* start MATERIAL PROVIDED *

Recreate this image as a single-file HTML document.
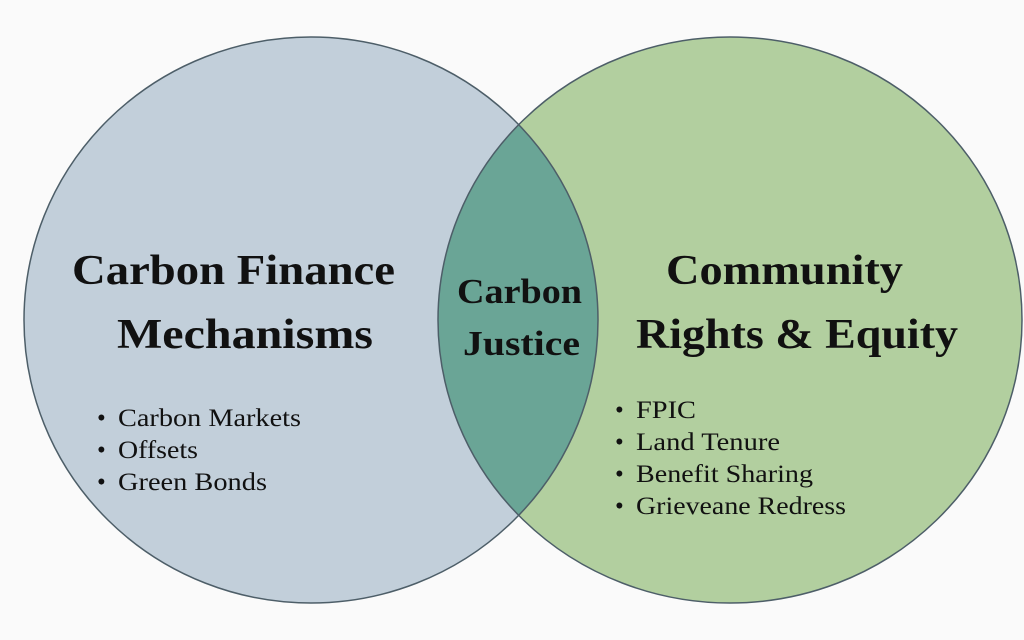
<!DOCTYPE html>
<html><head><meta charset="utf-8"><style>
html,body{margin:0;padding:0;background:#fafafa}
svg{display:block}
text{font-family:"Liberation Serif",serif;fill:#111}
.h{font-weight:bold;font-size:42px}
.c{font-weight:bold;font-size:35px}
.b{font-size:25px}
</style></head><body>
<svg width="1024" height="640" viewBox="0 0 1024 640">
<defs><clipPath id="cl"><ellipse cx="311" cy="320" rx="287" ry="283"/></clipPath></defs>
<rect width="1024" height="640" fill="#fafafa"/>
<ellipse cx="311" cy="320" rx="287" ry="283" fill="#c2cfda"/>
<ellipse cx="730" cy="320" rx="292" ry="283" fill="#b2cf9f"/>
<ellipse cx="730" cy="320" rx="292" ry="283" fill="#6aa596" clip-path="url(#cl)"/>
<ellipse cx="311" cy="320" rx="287" ry="283" fill="none" stroke="#4d5e68" stroke-width="1.5"/>
<ellipse cx="730" cy="320" rx="292" ry="283" fill="none" stroke="#4d5e68" stroke-width="1.5"/>
<text class="h" x="72" y="284" textLength="323" lengthAdjust="spacingAndGlyphs">Carbon Finance</text>
<text class="h" x="117" y="348" textLength="256" lengthAdjust="spacingAndGlyphs">Mechanisms</text>
<text class="c" x="457" y="303" textLength="125" lengthAdjust="spacingAndGlyphs">Carbon</text>
<text class="c" x="463" y="355" textLength="117" lengthAdjust="spacingAndGlyphs">Justice</text>
<text class="h" x="666" y="284" textLength="237" lengthAdjust="spacingAndGlyphs">Community</text>
<text class="h" x="636" y="348" textLength="322" lengthAdjust="spacingAndGlyphs">Rights &amp; Equity</text>
<text class="b" x="97" y="426">•</text>
<text class="b" x="97" y="458">•</text>
<text class="b" x="97" y="490">•</text>
<text class="b" x="118" y="426" textLength="183" lengthAdjust="spacingAndGlyphs">Carbon Markets</text>
<text class="b" x="118" y="458" textLength="80" lengthAdjust="spacingAndGlyphs">Offsets</text>
<text class="b" x="118" y="490" textLength="149" lengthAdjust="spacingAndGlyphs">Green Bonds</text>
<text class="b" x="615" y="418">•</text>
<text class="b" x="615" y="450">•</text>
<text class="b" x="615" y="482">•</text>
<text class="b" x="615" y="514">•</text>
<text class="b" x="636" y="418" textLength="60" lengthAdjust="spacingAndGlyphs">FPIC</text>
<text class="b" x="636" y="450" textLength="144" lengthAdjust="spacingAndGlyphs">Land Tenure</text>
<text class="b" x="636" y="482" textLength="177" lengthAdjust="spacingAndGlyphs">Benefit Sharing</text>
<text class="b" x="636" y="514" textLength="210" lengthAdjust="spacingAndGlyphs">Grieveane Redress</text>
</svg>
</body></html>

* end MATERIAL PROVIDED *

**CHALLENGE**
Print the full listing exactly, dropping the pictures.

**SOLUTION TO THIS TASK**
Recreate this image as a single-file HTML document.
<!DOCTYPE html>
<html><head><meta charset="utf-8"><style>
html,body{margin:0;padding:0;background:#fafafa}
svg{display:block}
text{font-family:"Liberation Serif",serif;fill:#111}
.h{font-weight:bold;font-size:42px}
.c{font-weight:bold;font-size:35px}
.b{font-size:25px}
</style></head><body>
<svg width="1024" height="640" viewBox="0 0 1024 640">
<defs><clipPath id="cl"><ellipse cx="311" cy="320" rx="287" ry="283"/></clipPath></defs>
<rect width="1024" height="640" fill="#fafafa"/>
<ellipse cx="311" cy="320" rx="287" ry="283" fill="#c2cfda"/>
<ellipse cx="730" cy="320" rx="292" ry="283" fill="#b2cf9f"/>
<ellipse cx="730" cy="320" rx="292" ry="283" fill="#6aa596" clip-path="url(#cl)"/>
<ellipse cx="311" cy="320" rx="287" ry="283" fill="none" stroke="#4d5e68" stroke-width="1.5"/>
<ellipse cx="730" cy="320" rx="292" ry="283" fill="none" stroke="#4d5e68" stroke-width="1.5"/>
<text class="h" x="72" y="284" textLength="323" lengthAdjust="spacingAndGlyphs">Carbon Finance</text>
<text class="h" x="117" y="348" textLength="256" lengthAdjust="spacingAndGlyphs">Mechanisms</text>
<text class="c" x="457" y="303" textLength="125" lengthAdjust="spacingAndGlyphs">Carbon</text>
<text class="c" x="463" y="355" textLength="117" lengthAdjust="spacingAndGlyphs">Justice</text>
<text class="h" x="666" y="284" textLength="237" lengthAdjust="spacingAndGlyphs">Community</text>
<text class="h" x="636" y="348" textLength="322" lengthAdjust="spacingAndGlyphs">Rights &amp; Equity</text>
<text class="b" x="97" y="426">•</text>
<text class="b" x="97" y="458">•</text>
<text class="b" x="97" y="490">•</text>
<text class="b" x="118" y="426" textLength="183" lengthAdjust="spacingAndGlyphs">Carbon Markets</text>
<text class="b" x="118" y="458" textLength="80" lengthAdjust="spacingAndGlyphs">Offsets</text>
<text class="b" x="118" y="490" textLength="149" lengthAdjust="spacingAndGlyphs">Green Bonds</text>
<text class="b" x="615" y="418">•</text>
<text class="b" x="615" y="450">•</text>
<text class="b" x="615" y="482">•</text>
<text class="b" x="615" y="514">•</text>
<text class="b" x="636" y="418" textLength="60" lengthAdjust="spacingAndGlyphs">FPIC</text>
<text class="b" x="636" y="450" textLength="144" lengthAdjust="spacingAndGlyphs">Land Tenure</text>
<text class="b" x="636" y="482" textLength="177" lengthAdjust="spacingAndGlyphs">Benefit Sharing</text>
<text class="b" x="636" y="514" textLength="210" lengthAdjust="spacingAndGlyphs">Grieveane Redress</text>
</svg>
</body></html>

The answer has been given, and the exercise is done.